Although the show was, as its title suggested, anchored by Viola’s 1986 opus I Do Not Know What It Is I Am Like, three of four more recent video works displayed on elongated flat-screen televisions in the first gallery stood out most for their relationships to the Barnes’s permanent collection. Resembling animated paintings, literal motion pictures, the works populate scenes of art-historical patina with modern figures, drawing connections between disparate places and times. The Greeting, 1995, updates Jacopo da Pontormo’s Visitation, 1528–29, a painting of the Virgin Mary and her cousin Elizabeth announcing their pregnancies on a sixteenth-century Florentine street. In Viola’s version, three women (tourists in Italy, perhaps) meet on a road. Their short greeting is slowed down to last more than ten minutes, giving it a monumentality and mystery that approaches Visitation’s. Is this a casual encounter or a divine miracle? Or is Viola suggesting that all interactions—even unremarkable ones—are in some sense sacral? A similar blurring of the sacred and the mundane is evident in the multiscreen Catherine’s Room, 2001, a reimagining of Andrea di Bartolo’s Catherine of Siena with Four Blessed Dominicans, ca. 1394–98, an altarpiece cycle of the holy woman at her daily prayers. In Viola’s rendition, the central subject is less overtly Catholic than Bartolo’s, though she, too, seems to lead a life of solitude and solemnity, beholden to the rhythms of nature: We watch her rise, read, write, meditate, and sleep in a sparsely furnished room. A window behind her reveals the slow passage of hour and season, the waxing and waning of light, and the bloom and decay of flowers on a visible tree branch.

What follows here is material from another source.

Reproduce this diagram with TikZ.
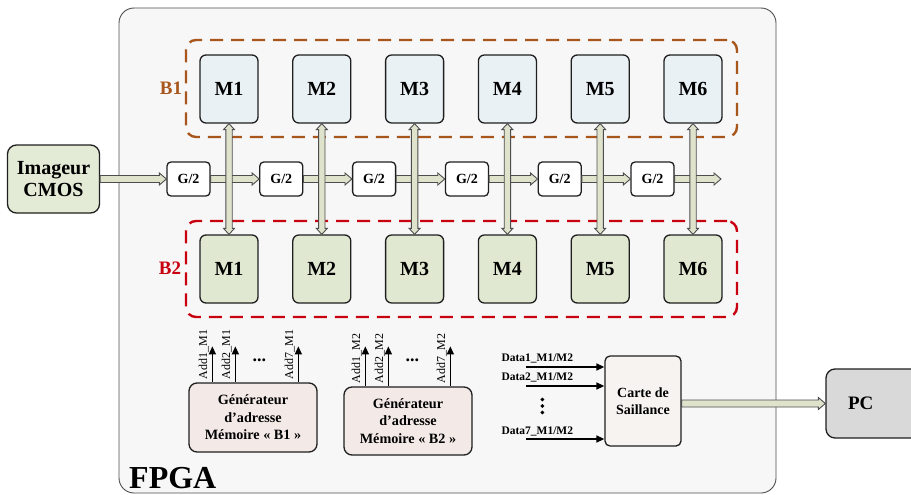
\documentclass[tikz,border=0pt]{standalone}
\usepackage{fontspec}
\setmainfont{Liberation Serif}
\usetikzlibrary{calc,arrows.meta}
\definecolor{fpgafill}{HTML}{F7F7F7}
\definecolor{mtopfill}{HTML}{EAF1F4}
\definecolor{mbotfill}{HTML}{E1E8D1}
\definecolor{imgfill}{HTML}{E3EAD6}
\definecolor{genfill}{HTML}{F3EAE7}
\definecolor{cartefill}{HTML}{F6F3F1}
\definecolor{pcfill}{HTML}{D9D9D9}
\definecolor{busfill}{HTML}{DFE3CC}
\definecolor{busline}{HTML}{4D4D4D}
\definecolor{bonecol}{HTML}{A8561C}
\definecolor{btwocol}{HTML}{C9000F}
\definecolor{boxline}{HTML}{1F1F1F}
\newcommand{\hbus}[2]{\filldraw[bus] let \p1=(#1), \p2=(#2) in
  (\x1,\y1+3.5pt) -- (\x2-7pt,\y1+3.5pt) -- (\x2-7pt,\y1+6pt) -- (\x2,\y1) --
  (\x2-7pt,\y1-6pt) -- (\x2-7pt,\y1-3.5pt) -- (\x1,\y1-3.5pt) -- cycle;}
\newcommand{\vbus}[2]{\filldraw[bus] let \p1=(#1), \p2=(#2) in
  (\x1,\y1) -- (\x1+5.5pt,\y1-6pt) -- (\x1+3.2pt,\y1-6pt) -- (\x1+3.2pt,\y2+6pt) --
  (\x1+5.5pt,\y2+6pt) -- (\x1,\y2) -- (\x1-5.5pt,\y2+6pt) -- (\x1-3.2pt,\y2+6pt) --
  (\x1-3.2pt,\y1-6pt) -- (\x1-5.5pt,\y1-6pt) -- cycle;}
\begin{document}
\begin{tikzpicture}[x=1pt,y=-1pt,
  bus/.style={fill=busfill,draw=busline,line width=0.9pt,line join=miter},
  blk/.style={draw=boxline,line width=1.3pt,rounded corners=6pt,inner sep=0pt,align=center},
  mtop/.style={blk,fill=mtopfill,minimum width=58pt,minimum height=68pt,font=\bfseries\fontsize{20}{22}\selectfont},
  mbot/.style={blk,fill=mbotfill,minimum width=58pt,minimum height=68pt,font=\bfseries\fontsize{20}{22}\selectfont},
  gbox/.style={blk,fill=white,rounded corners=4pt,minimum width=43pt,minimum height=34pt,font=\bfseries\fontsize{14}{14}\selectfont},
  dashbox/.style={line width=2.4pt,rounded corners=10pt,dash pattern=on 13pt off 8pt,inner sep=0pt},
  addarr/.style={line width=1.5pt,-{Triangle[length=8pt,width=7pt]}},
  dataarr/.style={line width=1.4pt,-{Triangle[length=8pt,width=7pt]}},
  addlbl/.style={rotate=90,anchor=west,inner sep=0pt,font=\fontsize{12}{12}\selectfont},
  datalbl/.style={anchor=west,inner sep=0pt,font=\bfseries\fontsize{11.5}{12}\selectfont},
  gentext/.style={font=\bfseries\fontsize{14.2}{17.5}\selectfont},
  dotsty/.style={font=\bfseries\fontsize{18}{18}\selectfont,inner sep=0pt}
]
\useasboundingbox (0,0) rectangle (911,495);
\clip (0,0) rectangle (911,495);
% FPGA frame
\node[draw=busline,line width=0.9pt,fill=fpgafill,rounded corners=15pt,minimum width=657pt,minimum height=485pt,inner sep=0pt] (fpga) at (447.5,250.5) {};
\node[anchor=base west,inner sep=0pt,font=\bfseries\fontsize{32}{34}\selectfont] (fpgalbl) at (129,488) {FPGA};
% external blocks
\node[blk,fill=imgfill,rounded corners=9pt,minimum width=92pt,minimum height=68pt,font=\bfseries\fontsize{20}{22}\selectfont] (img) at (53.5,179) {Imageur\\CMOS};
\node[blk,fill=pcfill,rounded corners=9pt,minimum width=100pt,minimum height=69pt,font=\bfseries\fontsize{19}{20}\selectfont,text width=70pt,align=left] (pc) at (876,403.5) {\hspace*{7pt}PC};
% dashed groups
\node[dashbox,draw=bonecol,minimum width=551pt,minimum height=97pt] (bonebox) at (461.5,88.5) {};
\node[dashbox,draw=btwocol,minimum width=551pt,minimum height=96pt] (btwobox) at (461.5,269) {};
\node[text=bonecol,font=\bfseries\fontsize{19}{20}\selectfont,inner sep=0pt] (bonelbl) at (171,88) {B1};
\node[text=btwocol,font=\bfseries\fontsize{19}{20}\selectfont,inner sep=0pt] (btwolbl) at (170,268) {B2};
% memories and G/2
\foreach \i in {1,...,6}{
  \pgfmathsetmacro\xx{229+92.8*(\i-1)}
  \node[mtop] (A\i) at (\xx,89) {M\i};
  \node[mbot] (B\i) at (\xx,269) {M\i};
  \node[gbox] (G\i) at (\xx-40.5,179) {G/2};
}
% horizontal bus
\coordinate (hend) at (721,179);
\hbus{img.east}{G1.west}
\foreach \i in {1,...,5}{
  \pgfmathtruncatemacro\j{\i+1}
  \hbus{G\i.east}{G\j.west}
}
\hbus{G6.east}{hend}
% vertical buses
\foreach \i in {1,...,6}{
  \vbus{A\i.south}{B\i.north}
}
% address generators
\node[blk,fill=genfill,rounded corners=8pt,minimum width=128pt,minimum height=69pt,gentext] (genone) at (253,417.5) {Générateur\\d’adresse\\Mémoire « B1 »};
\node[blk,fill=genfill,rounded corners=8pt,minimum width=128pt,minimum height=68pt,gentext] (gentwo) at (408,421) {Générateur\\d’adresse\\Mémoire « B2 »};
\draw[addarr] ($(genone.north west)+(24,0)$) -- ++(0,-36) coordinate (aoneone);
\draw[addarr] ($(genone.north west)+(47,0)$) -- ++(0,-36) coordinate (aonetwo);
\draw[addarr] ($(genone.north west)+(110,0)$) -- ++(0,-36) coordinate (aoneseven);
\node[addlbl] (lone1) at ($(genone.north west)+(15.5,-3)$) {Add1\_M1};
\node[addlbl] (lone2) at ($(genone.north west)+(38.5,-3)$) {Add2\_M1};
\node[addlbl] (lone7) at ($(genone.north west)+(101.5,-3)$) {Add7\_M1};
\node[dotsty] (donedots) at ($(genone.north west)+(71,-22)$) {...};
\draw[addarr] ($(gentwo.north west)+(22,0)$) -- ++(0,-40) coordinate (atwoone);
\draw[addarr] ($(gentwo.north west)+(45,0)$) -- ++(0,-40) coordinate (atwotwo);
\draw[addarr] ($(gentwo.north west)+(107,0)$) -- ++(0,-40) coordinate (atwoseven);
\node[addlbl] (ltwo1) at ($(gentwo.north west)+(13.5,-3)$) {Add1\_M2};
\node[addlbl] (ltwo2) at ($(gentwo.north west)+(36.5,-3)$) {Add2\_M2};
\node[addlbl] (ltwo7) at ($(gentwo.north west)+(98.5,-3)$) {Add7\_M2};
\node[dotsty] (dtwodots) at ($(gentwo.north west)+(69,-26)$) {...};
% saliency card
\node[blk,fill=cartefill,rounded corners=5pt,minimum width=76pt,minimum height=90pt,font=\bfseries\fontsize{14}{16.5}\selectfont] (carte) at (643,401) {Carte de\\Saillance};
\draw[dataarr] ($(carte.west)+(-78,-34)$) coordinate (done) -- ($(carte.west)+(0,-34)$);
\draw[dataarr] ($(carte.west)+(-78,-15)$) coordinate (dtwo) -- ($(carte.west)+(0,-15)$);
\draw[dataarr] ($(carte.west)+(-78,38)$) coordinate (dseven) -- ($(carte.west)+(0,38)$);
\node[datalbl] (ldone) at ($(carte.west)+(-103,-43)$) {Data1\_M1/M2};
\node[datalbl] (ldtwo) at ($(carte.west)+(-103,-24)$) {Data2\_M1/M2};
\node[datalbl] (ldseven) at ($(carte.west)+(-103,30)$) {Data7\_M1/M2};
\foreach \d in {-6.5,0,6.5}{
  \fill ($(carte.west)+(-62,5+\d)$) circle (1.9pt);
}
\hbus{carte.east |- pc.west}{pc.west}
\end{tikzpicture}
\end{document}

The last of these three pieces is the least straightforward in its source: Observance, 2002, depicts what seems to be a graveside procession from the perspective of the deceased, though the object of concern is never shown. Mourners pause in the video’s foreground, gazing at something just below the camera with downturned mouths and hollow, red-ringed eyes, their expressions appearing both genuine and clichéd, individual yet generic. The piece offers a reminder that certain visual markers are so essential and so human as to be expressed in some variant by all of us. A belief in shared experience, universal feeling, and the human capacity for empathy is arguably naive. But Viola, like Barnes, appears to be an optimist. It is easy to imagine this video forming the center of its own ensemble, flanked by other renderings of grief, each unique but awash in one emotional current.